_Task goal_:
Retype the data exactly, from its first line to the line containing "b_base, b_height = broken_pieces(broken_total)", including both, and skip any picture.

_Data shown_:
——————————

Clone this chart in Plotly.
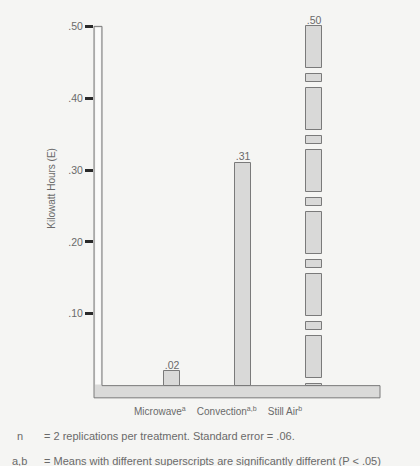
import plotly.graph_objects as go

# Energy used per cooking treatment
categories = ["Microwave", "Convection", "Still Air"]
superscripts = ["a", "a,b", "b"]
kwh = [0.02, 0.31, 0.50]

y_tick_values = [0.10, 0.20, 0.30, 0.40, 0.50]
y_tick_labels = [".10", ".20", ".30", ".40", ".50"]

footnote_keys = ["n", "a,b"]
footnote_texts = [
    "= 2 replications per treatment. Standard error = .06.",
    "= Means with different superscripts are significantly different (P < .05)",
]

# ---- styling -------------------------------------------------------------
PAPER = "#f5f5f3"
TEXT = "#6a6a6a"
BAR_FILL = "#d9d9d8"
BAR_LINE = "#7a7a7a"
FONT = "Liberation Sans"
BAR_W = 0.225
BROKEN = "Still Air"          # drawn as a broken (interrupted) column
# broken-column rhythm as fractions of one period: (length, visible)
BREAK_PATTERN = [(0.67, True), (0.105, False), (0.12, True), (0.105, False)]
PERIODS = 5.8
NBSP = "\u00a0"


def bar_label(v):
    return f"{v:.2f}".lstrip("0")


def broken_pieces(total):
    period = total / PERIODS
    bases, heights = [], []
    top = total
    i = 0
    while top > 1e-9:
        frac, visible = BREAK_PATTERN[i % len(BREAK_PATTERN)]
        bottom = max(top - frac * period, 0.0)
        if visible:
            bases.append(bottom)
            heights.append(top - bottom)
        top = bottom
        i += 1
    return bases, heights


solid_x = [c for c in categories if c != BROKEN]
solid_y = [v for c, v in zip(categories, kwh) if c != BROKEN]
broken_total = kwh[categories.index(BROKEN)]
b_base, b_height = broken_pieces(broken_total)

fig = go.Figure()
fig.add_trace(go.Bar(
    x=solid_x, y=solid_y, width=BAR_W,
    marker=dict(color=BAR_FILL, line=dict(color=BAR_LINE, width=1)),
    hoverinfo="skip", showlegend=False,
))
fig.add_trace(go.Bar(
    x=[BROKEN] * len(b_height), y=b_height, base=b_base, width=BAR_W,
    marker=dict(color=BAR_FILL, line=dict(color=BAR_LINE, width=1)),
    hoverinfo="skip", showlegend=False,
))
fig.add_trace(go.Scatter(
    x=categories, y=kwh, mode="text",
    text=[bar_label(v) for v in kwh], textposition="top center",
    textfont=dict(family=FONT, size=10.5, color=TEXT),
    cliponaxis=False, hoverinfo="skip", showlegend=False,
))

# L-shaped frame acting as the axes
y_top = max(y_tick_values)
x_in = 0.028
y_low = -0.017
fig.add_shape(
    type="path", xref="paper", yref="y", layer="below",
    path=(f"M 0,{y_top} L 0,{y_low} L 1,{y_low} L 1,0 "
          f"L {x_in},0 L {x_in},{y_top} Z"),
    fillcolor="#dadad9", line=dict(color=BAR_LINE, width=1),
)
fig.add_shape(
    type="rect", xref="paper", yref="y", layer="below",
    x0=0.004, x1=x_in - 0.004, y0=0.0015, y1=y_top - 0.0015,
    fillcolor="#fbfbfa", line=dict(width=0),
)

# axis title
fig.add_annotation(
    text="Kilowatt Hours (E)", textangle=-90,
    xref="paper", yref="y", x=-0.178, y=0.275,
    showarrow=False, font=dict(family=FONT, size=10, color=TEXT),
)

# treatment names set as one caption line beneath the frame
caption = (NBSP * 4).join(f"{c}<sup>{s}</sup>" for c, s in zip(categories, superscripts))
fig.add_annotation(
    text=caption, xref="paper", yref="paper", x=0.432, y=-0.028,
    xanchor="center", yanchor="middle", showarrow=False,
    font=dict(family=FONT, size=10, color=TEXT),
)

# footnotes
for i, (k, t) in enumerate(zip(footnote_keys, footnote_texts)):
    yy = -0.094 - i * 0.062
    fig.add_annotation(text=k, xref="paper", yref="paper",
                       x=-0.293 if len(k) > 1 else -0.276,
                       y=yy, xanchor="left", yanchor="middle", showarrow=False,
                       font=dict(family=FONT, size=11, color=TEXT))
    fig.add_annotation(text=t, xref="paper", yref="paper", x=-0.182,
                       y=yy, xanchor="left", yanchor="middle", showarrow=False,
                       font=dict(family=FONT, size=11, color=TEXT))

fig.update_layout(
    width=420, height=466,
    margin=dict(l=94, r=40, t=12, b=66),
    paper_bgcolor=PAPER, plot_bgcolor=PAPER,
    barmode="overlay", bargap=0,
    font=dict(family=FONT, size=9, color=TEXT),
    xaxis=dict(
        type="category", range=[-1.099, 2.929],
        categoryorder="array", categoryarray=categories,
        showticklabels=False,
        showgrid=False, zeroline=False, showline=False, ticks="",
    ),
    yaxis=dict(
        range=[-0.02, 0.52],
        tickvals=y_tick_values, ticktext=y_tick_labels,
        ticks="outside", ticklen=8, tickwidth=3, tickcolor="#2a2a2a",
        showgrid=False, zeroline=False, showline=False,
        tickfont=dict(family=FONT, size=10.5, color=TEXT),
    ),
)

fig.write_html("out.html")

——————————

_Output for this exercise_:
Clone this chart in Plotly.
import plotly.graph_objects as go

# Energy used per cooking treatment
categories = ["Microwave", "Convection", "Still Air"]
superscripts = ["a", "a,b", "b"]
kwh = [0.02, 0.31, 0.50]

y_tick_values = [0.10, 0.20, 0.30, 0.40, 0.50]
y_tick_labels = [".10", ".20", ".30", ".40", ".50"]

footnote_keys = ["n", "a,b"]
footnote_texts = [
    "= 2 replications per treatment. Standard error = .06.",
    "= Means with different superscripts are significantly different (P < .05)",
]

# ---- styling -------------------------------------------------------------
PAPER = "#f5f5f3"
TEXT = "#6a6a6a"
BAR_FILL = "#d9d9d8"
BAR_LINE = "#7a7a7a"
FONT = "Liberation Sans"
BAR_W = 0.225
BROKEN = "Still Air"          # drawn as a broken (interrupted) column
# broken-column rhythm as fractions of one period: (length, visible)
BREAK_PATTERN = [(0.67, True), (0.105, False), (0.12, True), (0.105, False)]
PERIODS = 5.8
NBSP = "\u00a0"


def bar_label(v):
    return f"{v:.2f}".lstrip("0")


def broken_pieces(total):
    period = total / PERIODS
    bases, heights = [], []
    top = total
    i = 0
    while top > 1e-9:
        frac, visible = BREAK_PATTERN[i % len(BREAK_PATTERN)]
        bottom = max(top - frac * period, 0.0)
        if visible:
            bases.append(bottom)
            heights.append(top - bottom)
        top = bottom
        i += 1
    return bases, heights


solid_x = [c for c in categories if c != BROKEN]
solid_y = [v for c, v in zip(categories, kwh) if c != BROKEN]
broken_total = kwh[categories.index(BROKEN)]
b_base, b_height = broken_pieces(broken_total)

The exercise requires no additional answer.